Identify the lines that contain the word "script", then copy them.

--- BEGIN The input ---

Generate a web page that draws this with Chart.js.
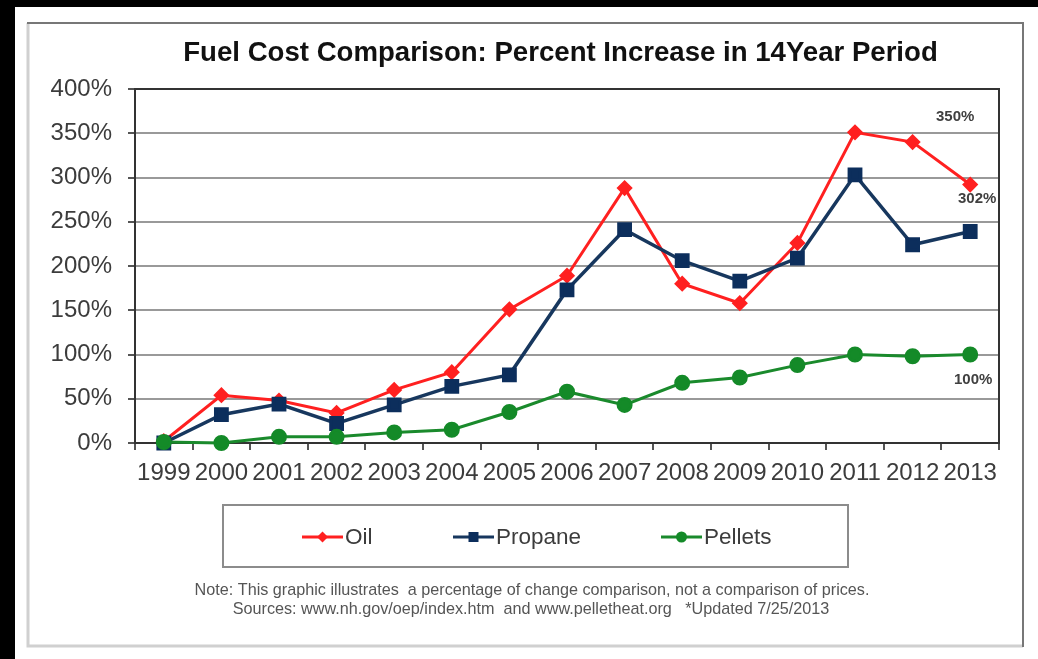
<!DOCTYPE html>
<html>
<head>
<meta charset="utf-8">
<title>Fuel Cost Comparison</title>
<script src="https://cdn.jsdelivr.net/npm/chart.js@4.4.1/dist/chart.umd.min.js"></script>
<style>
    html, body { margin: 0; padding: 0; background: #000; }
    #miGrafico { display: block; }
</style>
</head>
<body>
<canvas id="miGrafico" width="1038" height="659"></canvas>
<script>
// Datos
const anios = ['1999', '2000', '2001', '2002', '2003', '2004', '2005', '2006', '2007', '2008', '2009', '2010', '2011', '2012', '2013'];
const oil = [2, 54, 48, 34, 60, 80, 151, 189, 288, 180, 158, 226, 351, 340, 292];
const propane = [0, 32, 44, 22, 43, 64, 77, 173, 241, 206, 183, 209, 303, 224, 239];
const pellets = [1, 0, 7, 7, 12, 15, 35, 58, 43, 68, 74, 88, 100, 98, 100];
const marcasY = [0, 50, 100, 150, 200, 250, 300, 350, 400];
const etiquetas = ['350%', '302%', '100%'];
const notas = [
    'Note: This graphic illustrates  a percentage of change comparison, not a comparison of prices.',
    'Sources: www.nh.gov/oep/index.htm  and www.pelletheat.org   *Updated 7/25/2013'
];
const titulo = 'Fuel Cost Comparison: Percent Increase in 14Year Period';

const fuente = '"Liberation Sans", Arial, sans-serif';
const gris = '#3c3c3c';

// Dibuja un marcador simple (para la leyenda)
function dibujarMarca(ctx, estilo, x, y, r, color) {
    ctx.fillStyle = color;
    ctx.beginPath();
    if (estilo === 'rectRot') {
        ctx.moveTo(x - r, y); ctx.lineTo(x, y - r); ctx.lineTo(x + r, y); ctx.lineTo(x, y + r);
    } else if (estilo === 'rect') {
        ctx.rect(x - r, y - r, r * 2, r * 2);
    } else {
        ctx.arc(x, y, r, 0, Math.PI * 2);
    }
    ctx.closePath();
    ctx.fill();
}

// Plugin para el marco, titulo, leyenda, notas y etiquetas
const decoracion = {
    id: 'decoracion',
    beforeDraw(chart) {
        const ctx = chart.ctx;
        ctx.save();
        ctx.fillStyle = '#000';
        ctx.fillRect(0, 0, 1038, 659);
        ctx.fillStyle = '#fff';
        ctx.fillRect(15, 7, 1023, 652);
        // marco gris
        ctx.lineWidth = 3;
        ctx.strokeStyle = '#d0d0d0';
        ctx.beginPath();
        ctx.moveTo(28, 23); ctx.lineTo(28, 646); ctx.lineTo(1023, 646);
        ctx.stroke();
        ctx.lineWidth = 2;
        ctx.strokeStyle = '#777';
        ctx.beginPath();
        ctx.moveTo(27, 23); ctx.lineTo(1023, 23); ctx.lineTo(1023, 647);
        ctx.stroke();
        ctx.restore();
    },
    beforeDatasetsDraw(chart) {
        const ctx = chart.ctx;
        const area = chart.chartArea;
        ctx.save();
        ctx.strokeStyle = '#333';
        ctx.lineWidth = 2;
        ctx.beginPath();
        ctx.moveTo(area.left, area.top);
        ctx.lineTo(area.right, area.top);
        ctx.lineTo(area.right, area.bottom);
        ctx.stroke();
        ctx.restore();
    },
    afterDraw(chart) {
        const ctx = chart.ctx;
        const xs = chart.scales.x;
        const ys = chart.scales.y;
        ctx.save();

        // titulo
        ctx.fillStyle = '#111';
        ctx.font = 'bold 27.6px ' + fuente;
        ctx.textAlign = 'center';
        ctx.textBaseline = 'middle';
        ctx.fillText(titulo, 560.5, 53);

        // etiquetas de valores junto a 2013
        ctx.font = 'bold 15px ' + fuente;
        ctx.fillStyle = '#404040';
        const ult = anios.length - 1;
        ctx.fillText(etiquetas[0], xs.getPixelForValue(ult) - 15, ys.getPixelForValue(369));
        ctx.fillText(etiquetas[1], xs.getPixelForValue(ult) + 7, ys.getPixelForValue(276));
        ctx.fillText(etiquetas[2], xs.getPixelForValue(ult) + 3, ys.getPixelForValue(71));

        // leyenda con caja
        ctx.strokeStyle = '#8c8c8c';
        ctx.lineWidth = 2;
        ctx.strokeRect(223, 505, 625, 62);
        const inicios = [302, 453, 661];
        ctx.font = '22.5px ' + fuente;
        ctx.textAlign = 'left';
        chart.data.datasets.forEach(function (ds, i) {
            const x0 = inicios[i];
            const y0 = 537;
            ctx.strokeStyle = ds.borderColor;
            ctx.lineWidth = 3;
            ctx.beginPath();
            ctx.moveTo(x0, y0);
            ctx.lineTo(x0 + 41, y0);
            ctx.stroke();
            const r = ds.pointStyle === 'rect' ? 5 : 5.5;
            dibujarMarca(ctx, ds.pointStyle, x0 + 20.5, y0, r, ds.pointBackgroundColor);
            ctx.fillStyle = gris;
            ctx.fillText(ds.label, x0 + 43, y0 + 1);
        });

        // notas al pie
        ctx.font = '16.2px ' + fuente;
        ctx.fillStyle = '#555';
        ctx.textAlign = 'center';
        ctx.fillText(notas[0], 532, 591);
        ctx.fillText(notas[1], 531, 610);
        ctx.restore();
    }
};

const ctx = document.getElementById('miGrafico').getContext('2d');

const datosGrafico = {
    labels: anios,
    datasets: [{
        label: 'Oil',
        data: oil,
        borderColor: '#ff2020',
        backgroundColor: '#ff2020',
        pointBackgroundColor: '#ff2020',
        pointBorderColor: '#ff2020',
        pointStyle: 'rectRot',
        pointRadius: 6,
        borderWidth: 3,
        order: 3
    }, {
        label: 'Propane',
        data: propane,
        borderColor: '#17375e',
        backgroundColor: '#0c2e5c',
        pointBackgroundColor: '#0c2e5c',
        pointBorderColor: '#0c2e5c',
        pointStyle: 'rect',
        pointRadius: 8,
        borderWidth: 3.5,
        order: 2
    }, {
        label: 'Pellets',
        data: pellets,
        borderColor: '#1a8a2c',
        backgroundColor: '#148a28',
        pointBackgroundColor: '#148a28',
        pointBorderColor: '#148a28',
        pointStyle: 'circle',
        pointRadius: 6.5,
        borderWidth: 3,
        order: 1
    }]
};

new Chart(ctx, {
    type: 'line',
    data: datosGrafico,
    plugins: [decoracion],
    options: {
        responsive: false,
        animation: false,
        devicePixelRatio: 1,
        layout: {
            padding: { left: 0, right: 39, top: 89, bottom: 0 }
        },
        elements: {
            line: { tension: 0 },
            point: { borderWidth: 1 }
        },
        datasets: {
            line: { clip: false }
        },
        plugins: {
            legend: { display: false },
            title: { display: false },
            tooltip: { enabled: false }
        },
        scales: {
            x: {
                offset: true,
                grid: {
                    offset: true,
                    drawOnChartArea: false,
                    tickLength: 7,
                    tickColor: '#555',
                    lineWidth: 2
                },
                border: { color: '#333', width: 2 },
                ticks: {
                    color: gris,
                    font: { family: fuente, size: 24 },
                    padding: 9,
                    maxRotation: 0,
                    autoSkip: false
                },
                afterFit: function (scale) {
                    scale.height = 659 - 443;
                }
            },
            y: {
                min: 0,
                max: 400,
                afterBuildTicks: function (scale) {
                    scale.ticks = marcasY.map(function (v) { return { value: v }; });
                },
                grid: {
                    color: function (c) { return c.tick && c.tick.value === 400 ? '#333' : '#999'; },
                    lineWidth: 2,
                    tickLength: 7,
                    tickColor: '#555'
                },
                border: { color: '#333', width: 2 },
                ticks: {
                    color: gris,
                    font: { family: fuente, size: 24 },
                    padding: 16,
                    callback: function (v) { return v + '%'; }
                },
                afterFit: function (scale) {
                    scale.width = 135;
                }
            }
        }
    }
});
</script>
</body>
</html>
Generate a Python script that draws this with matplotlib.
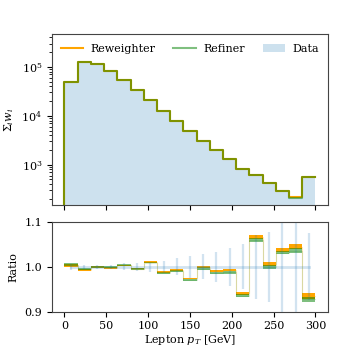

--- END The input ---

(Answer in full)
<script src="https://cdn.jsdelivr.net/npm/chart.js@4.4.1/dist/chart.umd.min.js"></script>
<script>
</script>
Generate a Python script that draws this with matplotlib.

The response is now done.